Overall, GVO showed better performance of accuracy and robustness in attitude estimation than the state-of-art methods. From the simulations above, the success rate of GVO in attitude estimation was always 100% in spite of the variation of environment and height. In comparison, the average success rates of the horizon detection method and vanishing points method were 91.3% and 87.5%, respectively. The attitude estimation error of GVO ranged from 1.1° to 1.3°, while the error of horizon detection method ranged from 2.0° to 2.1° in plain area and 2.2° to 2.5° in the mountainous area. The average error of vanishing points method ranged from 2.7° to 3.1° in the city.

4. Conclusions

In this paper, an algorithm, integrating the Visual Odometer and GPS, was proposed to estimate the position and attitude of UAV. The integration method of VO and GPS was described, and the estimations of the proposed method were optimized as well. Hardware-in-the-loop simulations were conducted; the TX2 image processing board that we used was released in 2016, and there are alternative image processing chips with smaller sizes, such as Huawei Hi3559A with the size of 38 × 38 mm, manufactured by Hisilicon in Shanghai China, which is more suitable to be applied on UAV. As such chips enable this method to be applied in engineering.
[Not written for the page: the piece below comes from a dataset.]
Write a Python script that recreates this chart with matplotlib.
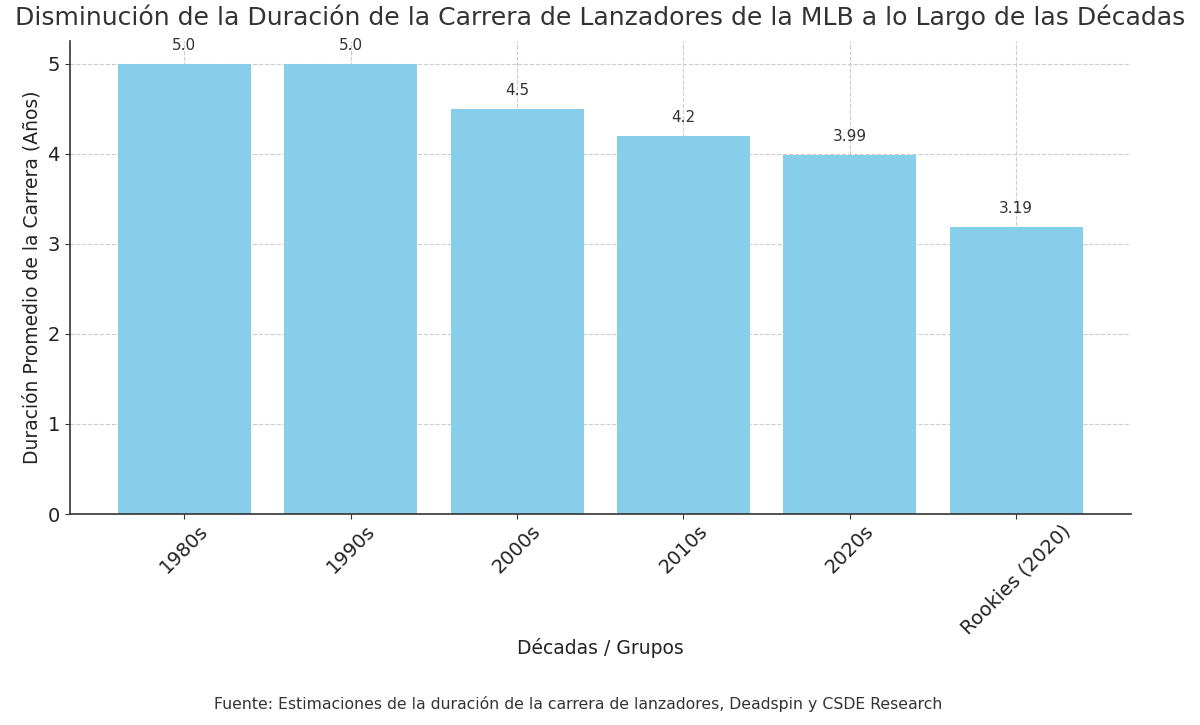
import matplotlib
matplotlib.use("Agg")
import matplotlib.pyplot as plt

categories = ["1980s", "1990s", "2000s", "2010s", "2020s", "Rookies (2020)"]
values = [5.0, 5.0, 4.5, 4.2, 3.99, 3.19]
labels = ["5.0", "5.0", "4.5", "4.2", "3.99", "3.19"]

plt.rcParams['font.family'] = ['DejaVu Sans']
fig = plt.figure(figsize=(12, 7.25), dpi=100)
ax = fig.add_axes([0.058, 0.291, 0.8845, 0.652])
x = range(len(categories))
bars = ax.bar(x, values, width=0.8, color="#87CEEB", zorder=2)
ax.set_ylim(0, 5.25)
ax.set_xticks(list(x))
ax.set_xticklabels(categories, rotation=45, fontsize=14, color="#222222")
ax.tick_params(axis='y', labelsize=14, colors="#222222")
ax.tick_params(axis='both', color="#333333")
ax.tick_params(axis='x', pad=2)
ax.grid(True, linestyle='--', color='#cccccc', linewidth=0.8, zorder=0)
for s in ['top', 'right']:
    ax.spines[s].set_visible(False)
for s in ['left', 'bottom']:
    ax.spines[s].set_color('#333333')
    ax.spines[s].set_linewidth(1.2)
for xi, v, lab in zip(x, values, labels):
    ax.annotate(lab, (xi, v), xytext=(0, 8), textcoords='offset points',
                ha='center', va='bottom', fontsize=11, color='#333333')
ax.set_title("Disminución de la Duración de la Carrera de Lanzadores de la MLB a lo Largo de las Décadas",
             fontsize=18.1, color='#333333', pad=12)
ax.set_ylabel("Duración Promedio de la Carrera (Años)", fontsize=13.5, color='#222222')
ax.set_xlabel("Décadas / Grupos", fontsize=13.5, color='#222222', labelpad=0)
fig.text(0.482, 0.022, "Fuente: Estimaciones de la duración de la carrera de lanzadores, Deadspin y CSDE Research",
         ha='center', fontsize=11.3, color='#333333')
fig.savefig("out.png", dpi=100)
The experimental results showed that the mean deviation of positioning results of GVO was less than 1 m, and the standard variance was less than 0.7 m. Simulations compared with two state-of-art visual attitude estimation methods were carried out to verify the proposed method on attitude estimation, where the results showed that the GVO method performed better in both accuracy and robustness.